>> BEGIN Data provided
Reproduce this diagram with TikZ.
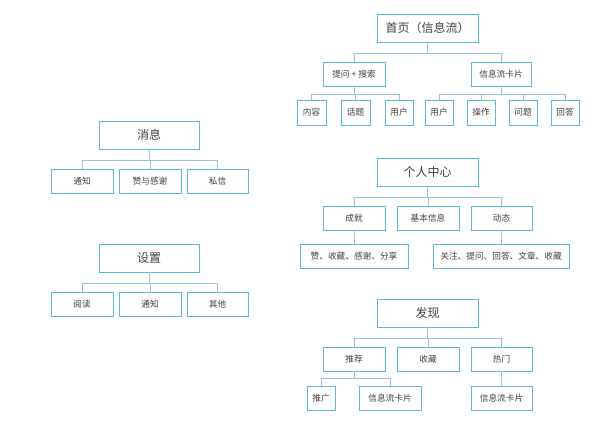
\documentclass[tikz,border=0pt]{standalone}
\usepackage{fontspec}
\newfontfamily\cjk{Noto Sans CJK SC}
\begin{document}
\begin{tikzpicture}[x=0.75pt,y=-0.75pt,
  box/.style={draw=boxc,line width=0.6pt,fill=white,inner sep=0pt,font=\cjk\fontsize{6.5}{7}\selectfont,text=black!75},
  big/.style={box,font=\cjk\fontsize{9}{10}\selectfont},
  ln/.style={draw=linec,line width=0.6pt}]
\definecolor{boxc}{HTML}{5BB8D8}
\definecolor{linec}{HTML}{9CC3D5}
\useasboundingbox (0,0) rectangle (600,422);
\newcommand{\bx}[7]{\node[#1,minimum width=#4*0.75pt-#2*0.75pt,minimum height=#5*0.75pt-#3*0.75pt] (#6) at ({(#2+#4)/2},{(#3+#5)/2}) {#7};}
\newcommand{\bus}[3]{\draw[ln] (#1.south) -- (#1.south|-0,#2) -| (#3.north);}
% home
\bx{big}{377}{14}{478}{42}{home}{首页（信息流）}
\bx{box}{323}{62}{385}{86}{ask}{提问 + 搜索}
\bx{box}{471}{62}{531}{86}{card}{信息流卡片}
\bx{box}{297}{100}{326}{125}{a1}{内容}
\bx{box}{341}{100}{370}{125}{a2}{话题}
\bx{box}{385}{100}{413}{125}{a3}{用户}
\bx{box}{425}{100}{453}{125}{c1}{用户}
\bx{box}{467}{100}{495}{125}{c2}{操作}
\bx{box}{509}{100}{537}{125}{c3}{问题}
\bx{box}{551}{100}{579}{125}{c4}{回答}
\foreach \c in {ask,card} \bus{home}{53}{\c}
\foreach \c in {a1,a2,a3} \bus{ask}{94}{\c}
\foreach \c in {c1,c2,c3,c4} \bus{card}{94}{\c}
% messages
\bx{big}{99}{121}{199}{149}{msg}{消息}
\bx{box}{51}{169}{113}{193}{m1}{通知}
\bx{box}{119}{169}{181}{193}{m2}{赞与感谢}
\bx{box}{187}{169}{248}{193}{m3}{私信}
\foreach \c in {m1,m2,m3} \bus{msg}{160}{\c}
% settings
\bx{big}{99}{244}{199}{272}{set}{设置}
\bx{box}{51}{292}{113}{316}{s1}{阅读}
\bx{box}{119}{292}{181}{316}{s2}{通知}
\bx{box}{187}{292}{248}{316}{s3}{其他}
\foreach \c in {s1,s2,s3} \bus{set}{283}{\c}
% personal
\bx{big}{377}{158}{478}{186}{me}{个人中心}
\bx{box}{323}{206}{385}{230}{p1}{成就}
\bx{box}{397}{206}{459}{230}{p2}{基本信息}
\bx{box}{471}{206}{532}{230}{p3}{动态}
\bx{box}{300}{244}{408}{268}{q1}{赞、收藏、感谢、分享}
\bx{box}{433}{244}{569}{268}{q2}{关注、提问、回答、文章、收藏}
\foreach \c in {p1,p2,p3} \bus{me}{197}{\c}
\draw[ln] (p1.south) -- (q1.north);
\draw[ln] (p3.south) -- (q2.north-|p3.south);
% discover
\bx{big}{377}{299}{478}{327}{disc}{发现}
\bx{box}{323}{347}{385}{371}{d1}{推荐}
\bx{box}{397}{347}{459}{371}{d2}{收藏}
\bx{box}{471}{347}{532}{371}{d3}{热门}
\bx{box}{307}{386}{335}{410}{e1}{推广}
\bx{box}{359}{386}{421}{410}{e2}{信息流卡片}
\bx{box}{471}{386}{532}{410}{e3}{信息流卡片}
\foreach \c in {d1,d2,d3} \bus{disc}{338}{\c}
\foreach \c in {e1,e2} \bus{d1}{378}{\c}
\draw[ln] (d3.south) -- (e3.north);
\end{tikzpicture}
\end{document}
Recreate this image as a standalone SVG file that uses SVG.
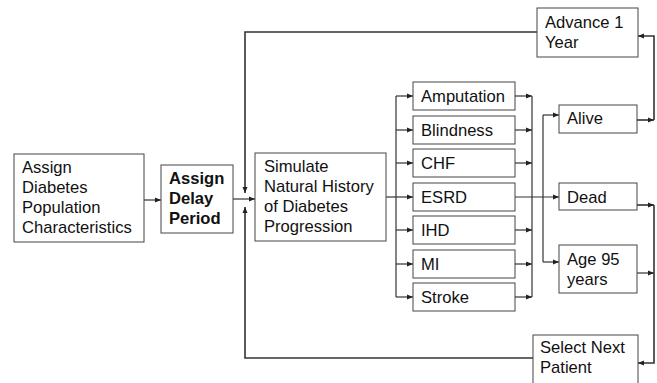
>> END Data provided
All entries are to be retyped exactly. Omit any embedded images.

- Expected answer:
Reproduce this diagram with TikZ.
\documentclass[tikz,border=0pt]{standalone}
\usepackage{fontspec}
\newfontfamily\cjk{Noto Sans CJK SC}
\begin{document}
\begin{tikzpicture}[x=0.75pt,y=-0.75pt,
  box/.style={draw=boxc,line width=0.6pt,fill=white,inner sep=0pt,font=\cjk\fontsize{6.5}{7}\selectfont,text=black!75},
  big/.style={box,font=\cjk\fontsize{9}{10}\selectfont},
  ln/.style={draw=linec,line width=0.6pt}]
\definecolor{boxc}{HTML}{5BB8D8}
\definecolor{linec}{HTML}{9CC3D5}
\useasboundingbox (0,0) rectangle (600,422);
\newcommand{\bx}[7]{\node[#1,minimum width=#4*0.75pt-#2*0.75pt,minimum height=#5*0.75pt-#3*0.75pt] (#6) at ({(#2+#4)/2},{(#3+#5)/2}) {#7};}
\newcommand{\bus}[3]{\draw[ln] (#1.south) -- (#1.south|-0,#2) -| (#3.north);}
% home
\bx{big}{377}{14}{478}{42}{home}{首页（信息流）}
\bx{box}{323}{62}{385}{86}{ask}{提问 + 搜索}
\bx{box}{471}{62}{531}{86}{card}{信息流卡片}
\bx{box}{297}{100}{326}{125}{a1}{内容}
\bx{box}{341}{100}{370}{125}{a2}{话题}
\bx{box}{385}{100}{413}{125}{a3}{用户}
\bx{box}{425}{100}{453}{125}{c1}{用户}
\bx{box}{467}{100}{495}{125}{c2}{操作}
\bx{box}{509}{100}{537}{125}{c3}{问题}
\bx{box}{551}{100}{579}{125}{c4}{回答}
\foreach \c in {ask,card} \bus{home}{53}{\c}
\foreach \c in {a1,a2,a3} \bus{ask}{94}{\c}
\foreach \c in {c1,c2,c3,c4} \bus{card}{94}{\c}
% messages
\bx{big}{99}{121}{199}{149}{msg}{消息}
\bx{box}{51}{169}{113}{193}{m1}{通知}
\bx{box}{119}{169}{181}{193}{m2}{赞与感谢}
\bx{box}{187}{169}{248}{193}{m3}{私信}
\foreach \c in {m1,m2,m3} \bus{msg}{160}{\c}
% settings
\bx{big}{99}{244}{199}{272}{set}{设置}
\bx{box}{51}{292}{113}{316}{s1}{阅读}
\bx{box}{119}{292}{181}{316}{s2}{通知}
\bx{box}{187}{292}{248}{316}{s3}{其他}
\foreach \c in {s1,s2,s3} \bus{set}{283}{\c}
% personal
\bx{big}{377}{158}{478}{186}{me}{个人中心}
\bx{box}{323}{206}{385}{230}{p1}{成就}
\bx{box}{397}{206}{459}{230}{p2}{基本信息}
\bx{box}{471}{206}{532}{230}{p3}{动态}
\bx{box}{300}{244}{408}{268}{q1}{赞、收藏、感谢、分享}
\bx{box}{433}{244}{569}{268}{q2}{关注、提问、回答、文章、收藏}
\foreach \c in {p1,p2,p3} \bus{me}{197}{\c}
\draw[ln] (p1.south) -- (q1.north);
\draw[ln] (p3.south) -- (q2.north-|p3.south);
% discover
\bx{big}{377}{299}{478}{327}{disc}{发现}
\bx{box}{323}{347}{385}{371}{d1}{推荐}
\bx{box}{397}{347}{459}{371}{d2}{收藏}
\bx{box}{471}{347}{532}{371}{d3}{热门}
\bx{box}{307}{386}{335}{410}{e1}{推广}
\bx{box}{359}{386}{421}{410}{e2}{信息流卡片}
\bx{box}{471}{386}{532}{410}{e3}{信息流卡片}
\foreach \c in {d1,d2,d3} \bus{disc}{338}{\c}
\foreach \c in {e1,e2} \bus{d1}{378}{\c}
\draw[ln] (d3.south) -- (e3.north);
\end{tikzpicture}
\end{document}
Recreate this image as a standalone SVG file that uses SVG.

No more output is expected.